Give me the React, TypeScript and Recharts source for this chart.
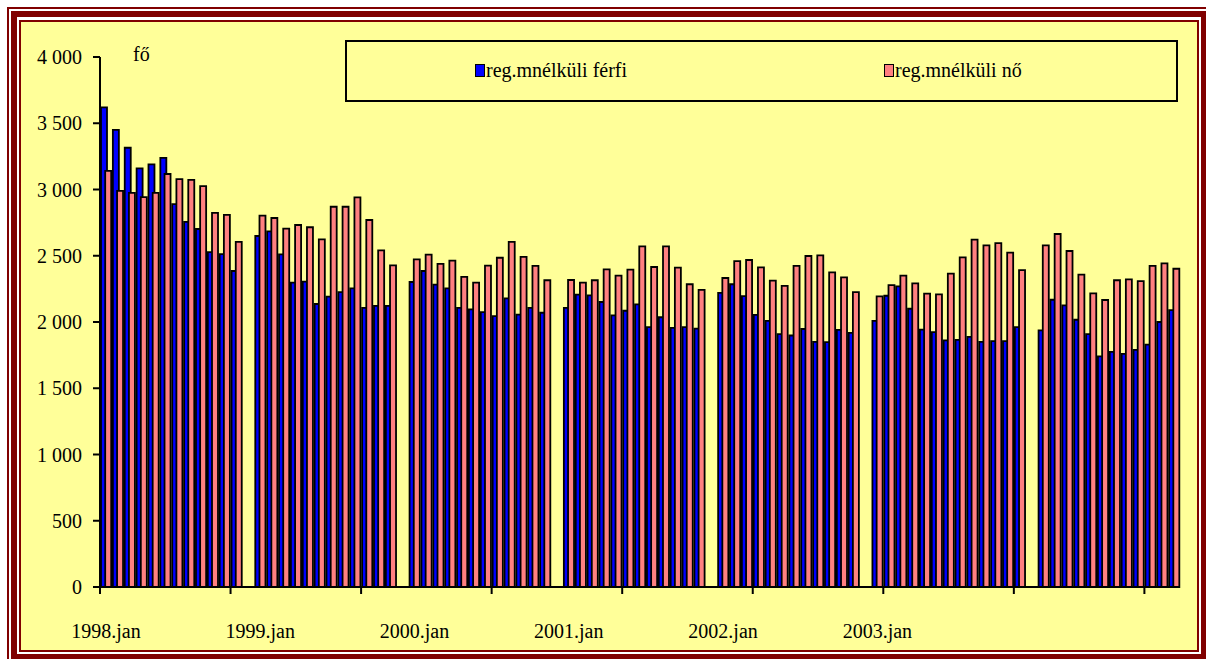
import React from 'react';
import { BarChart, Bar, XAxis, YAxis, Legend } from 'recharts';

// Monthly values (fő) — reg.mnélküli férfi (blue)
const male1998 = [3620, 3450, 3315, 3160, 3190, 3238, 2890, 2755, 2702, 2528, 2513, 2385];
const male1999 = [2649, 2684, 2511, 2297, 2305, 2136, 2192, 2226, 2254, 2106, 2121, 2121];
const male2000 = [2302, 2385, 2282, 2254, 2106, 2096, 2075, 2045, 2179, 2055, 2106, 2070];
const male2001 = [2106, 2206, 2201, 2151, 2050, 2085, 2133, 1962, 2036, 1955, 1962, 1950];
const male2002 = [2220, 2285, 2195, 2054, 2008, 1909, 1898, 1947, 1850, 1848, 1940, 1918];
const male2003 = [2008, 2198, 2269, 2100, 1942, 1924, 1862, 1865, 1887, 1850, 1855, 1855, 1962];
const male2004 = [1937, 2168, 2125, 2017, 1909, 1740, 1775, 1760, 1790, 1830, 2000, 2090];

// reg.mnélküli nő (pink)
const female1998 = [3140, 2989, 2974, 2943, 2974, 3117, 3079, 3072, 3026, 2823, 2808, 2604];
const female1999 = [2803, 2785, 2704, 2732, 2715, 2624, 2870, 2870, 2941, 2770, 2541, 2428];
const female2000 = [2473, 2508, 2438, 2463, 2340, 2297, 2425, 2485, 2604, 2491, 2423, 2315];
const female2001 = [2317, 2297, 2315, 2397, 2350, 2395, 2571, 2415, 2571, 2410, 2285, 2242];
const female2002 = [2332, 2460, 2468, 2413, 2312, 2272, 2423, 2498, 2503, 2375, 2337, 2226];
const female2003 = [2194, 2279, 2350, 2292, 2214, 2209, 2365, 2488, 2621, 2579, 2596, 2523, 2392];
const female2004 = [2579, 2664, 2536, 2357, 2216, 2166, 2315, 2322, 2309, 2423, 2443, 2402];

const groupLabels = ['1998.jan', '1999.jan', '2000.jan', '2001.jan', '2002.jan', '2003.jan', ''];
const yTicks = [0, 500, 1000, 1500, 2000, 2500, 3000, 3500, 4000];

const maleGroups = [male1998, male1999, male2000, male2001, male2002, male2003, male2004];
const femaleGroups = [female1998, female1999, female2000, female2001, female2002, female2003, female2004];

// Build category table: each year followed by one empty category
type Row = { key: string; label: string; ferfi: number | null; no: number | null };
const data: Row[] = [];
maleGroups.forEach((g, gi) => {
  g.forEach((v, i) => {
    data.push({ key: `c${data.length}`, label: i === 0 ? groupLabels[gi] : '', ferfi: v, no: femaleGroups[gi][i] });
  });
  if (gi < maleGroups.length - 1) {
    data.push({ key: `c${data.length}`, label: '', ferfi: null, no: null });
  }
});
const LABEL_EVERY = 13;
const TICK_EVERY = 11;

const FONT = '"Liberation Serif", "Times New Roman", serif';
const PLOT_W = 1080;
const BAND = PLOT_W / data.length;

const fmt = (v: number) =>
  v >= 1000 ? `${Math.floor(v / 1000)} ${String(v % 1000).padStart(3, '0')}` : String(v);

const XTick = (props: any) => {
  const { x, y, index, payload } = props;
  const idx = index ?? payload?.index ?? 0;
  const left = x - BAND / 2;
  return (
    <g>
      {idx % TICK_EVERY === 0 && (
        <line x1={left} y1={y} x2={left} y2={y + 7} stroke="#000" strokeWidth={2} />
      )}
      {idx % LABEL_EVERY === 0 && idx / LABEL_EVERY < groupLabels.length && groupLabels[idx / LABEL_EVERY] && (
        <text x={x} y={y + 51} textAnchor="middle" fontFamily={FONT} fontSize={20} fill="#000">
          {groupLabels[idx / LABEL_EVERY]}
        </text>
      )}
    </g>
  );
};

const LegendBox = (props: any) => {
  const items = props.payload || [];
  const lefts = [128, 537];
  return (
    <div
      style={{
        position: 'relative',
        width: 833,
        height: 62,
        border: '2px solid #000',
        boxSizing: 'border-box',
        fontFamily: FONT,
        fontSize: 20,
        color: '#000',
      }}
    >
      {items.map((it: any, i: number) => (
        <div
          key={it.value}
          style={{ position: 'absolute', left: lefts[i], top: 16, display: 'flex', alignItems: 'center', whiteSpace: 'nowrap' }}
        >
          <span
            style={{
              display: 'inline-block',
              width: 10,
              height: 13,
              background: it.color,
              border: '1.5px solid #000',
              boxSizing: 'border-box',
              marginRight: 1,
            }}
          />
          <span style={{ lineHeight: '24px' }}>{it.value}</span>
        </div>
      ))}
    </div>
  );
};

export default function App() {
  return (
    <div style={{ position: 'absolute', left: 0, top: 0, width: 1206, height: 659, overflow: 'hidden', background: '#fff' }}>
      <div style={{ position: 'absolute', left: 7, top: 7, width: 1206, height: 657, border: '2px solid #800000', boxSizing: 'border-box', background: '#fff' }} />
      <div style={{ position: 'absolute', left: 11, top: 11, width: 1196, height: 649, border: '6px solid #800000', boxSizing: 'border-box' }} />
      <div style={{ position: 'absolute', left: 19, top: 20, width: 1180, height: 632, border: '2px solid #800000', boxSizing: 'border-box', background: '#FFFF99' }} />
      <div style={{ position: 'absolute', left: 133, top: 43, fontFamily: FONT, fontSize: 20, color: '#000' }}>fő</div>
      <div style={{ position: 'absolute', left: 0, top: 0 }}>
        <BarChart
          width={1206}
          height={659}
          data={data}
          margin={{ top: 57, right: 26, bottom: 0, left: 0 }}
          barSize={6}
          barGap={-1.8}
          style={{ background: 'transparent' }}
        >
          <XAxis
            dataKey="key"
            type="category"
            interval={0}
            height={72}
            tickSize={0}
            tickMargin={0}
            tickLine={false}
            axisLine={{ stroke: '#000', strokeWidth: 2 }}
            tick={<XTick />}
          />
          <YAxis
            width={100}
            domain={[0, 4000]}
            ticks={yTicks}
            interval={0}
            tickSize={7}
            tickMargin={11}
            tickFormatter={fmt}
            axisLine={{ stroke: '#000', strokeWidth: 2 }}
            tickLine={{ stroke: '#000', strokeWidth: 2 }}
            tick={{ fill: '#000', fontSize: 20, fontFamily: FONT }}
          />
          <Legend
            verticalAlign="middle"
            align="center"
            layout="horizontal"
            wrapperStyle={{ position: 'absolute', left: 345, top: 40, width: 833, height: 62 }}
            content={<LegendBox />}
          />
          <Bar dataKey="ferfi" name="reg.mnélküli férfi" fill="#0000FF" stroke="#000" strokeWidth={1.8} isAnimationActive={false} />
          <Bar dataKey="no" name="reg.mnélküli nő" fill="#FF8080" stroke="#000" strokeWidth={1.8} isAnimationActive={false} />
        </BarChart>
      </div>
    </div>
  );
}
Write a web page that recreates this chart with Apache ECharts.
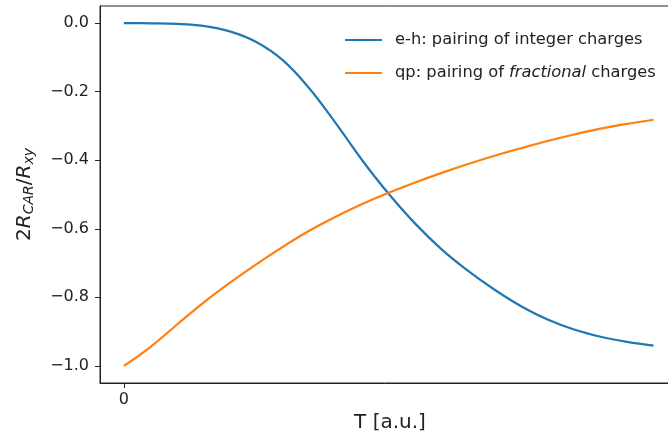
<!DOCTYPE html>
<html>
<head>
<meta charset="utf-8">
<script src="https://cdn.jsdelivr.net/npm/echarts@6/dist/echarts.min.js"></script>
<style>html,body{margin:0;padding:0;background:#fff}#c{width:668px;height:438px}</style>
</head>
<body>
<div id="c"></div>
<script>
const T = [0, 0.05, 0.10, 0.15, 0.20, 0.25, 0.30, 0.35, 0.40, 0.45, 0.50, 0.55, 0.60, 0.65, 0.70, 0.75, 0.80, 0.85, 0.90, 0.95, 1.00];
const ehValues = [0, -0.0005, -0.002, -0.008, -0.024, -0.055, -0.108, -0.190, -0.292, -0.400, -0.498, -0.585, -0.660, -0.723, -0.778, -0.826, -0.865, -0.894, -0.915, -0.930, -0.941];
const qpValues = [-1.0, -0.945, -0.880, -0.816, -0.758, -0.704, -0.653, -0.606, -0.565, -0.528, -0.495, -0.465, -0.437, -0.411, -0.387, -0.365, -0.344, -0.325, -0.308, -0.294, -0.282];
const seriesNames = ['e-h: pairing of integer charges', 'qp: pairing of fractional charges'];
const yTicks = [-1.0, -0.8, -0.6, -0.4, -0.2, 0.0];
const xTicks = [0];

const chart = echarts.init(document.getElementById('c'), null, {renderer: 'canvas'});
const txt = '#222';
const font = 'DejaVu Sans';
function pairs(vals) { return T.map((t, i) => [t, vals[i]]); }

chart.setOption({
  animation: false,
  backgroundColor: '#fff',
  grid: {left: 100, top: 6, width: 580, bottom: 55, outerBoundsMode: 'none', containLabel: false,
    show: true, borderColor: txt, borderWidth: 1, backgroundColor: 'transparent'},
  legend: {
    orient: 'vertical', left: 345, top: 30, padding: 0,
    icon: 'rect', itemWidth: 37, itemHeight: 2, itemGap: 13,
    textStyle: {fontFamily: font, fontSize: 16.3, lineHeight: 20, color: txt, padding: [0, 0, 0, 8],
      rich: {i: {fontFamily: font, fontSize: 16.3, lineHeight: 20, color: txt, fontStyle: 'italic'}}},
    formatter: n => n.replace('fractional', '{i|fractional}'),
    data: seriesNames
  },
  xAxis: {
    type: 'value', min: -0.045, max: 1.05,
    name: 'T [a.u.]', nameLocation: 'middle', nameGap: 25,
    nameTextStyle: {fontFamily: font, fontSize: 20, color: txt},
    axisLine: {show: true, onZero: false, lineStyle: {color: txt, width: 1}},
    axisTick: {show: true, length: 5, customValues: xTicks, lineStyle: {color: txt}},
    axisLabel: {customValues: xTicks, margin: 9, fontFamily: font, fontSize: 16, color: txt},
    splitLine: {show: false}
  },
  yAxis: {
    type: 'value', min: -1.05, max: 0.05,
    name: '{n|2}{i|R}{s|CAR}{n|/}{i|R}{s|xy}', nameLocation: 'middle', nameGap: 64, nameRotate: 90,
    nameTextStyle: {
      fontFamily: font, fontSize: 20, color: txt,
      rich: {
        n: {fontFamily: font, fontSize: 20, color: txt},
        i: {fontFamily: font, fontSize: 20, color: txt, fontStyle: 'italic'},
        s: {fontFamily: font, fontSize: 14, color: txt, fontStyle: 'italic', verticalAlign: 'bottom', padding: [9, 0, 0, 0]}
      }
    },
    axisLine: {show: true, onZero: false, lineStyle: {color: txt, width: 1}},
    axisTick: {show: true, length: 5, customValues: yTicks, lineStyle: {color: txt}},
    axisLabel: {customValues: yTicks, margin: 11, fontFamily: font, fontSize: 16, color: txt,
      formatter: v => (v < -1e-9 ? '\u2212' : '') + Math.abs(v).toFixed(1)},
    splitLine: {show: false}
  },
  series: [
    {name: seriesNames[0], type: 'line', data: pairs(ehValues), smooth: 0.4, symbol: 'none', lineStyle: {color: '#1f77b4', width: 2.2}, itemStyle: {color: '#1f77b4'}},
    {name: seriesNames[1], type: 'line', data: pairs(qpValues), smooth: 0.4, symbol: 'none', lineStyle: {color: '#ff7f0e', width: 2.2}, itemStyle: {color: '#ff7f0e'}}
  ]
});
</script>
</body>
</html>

——

• Aim of the task
Find every line that holds "this" and copy it.

• Solution below
Give me the React, TypeScript and Recharts source for this chart.
Write a web page that recreates this chart with Apache ECharts.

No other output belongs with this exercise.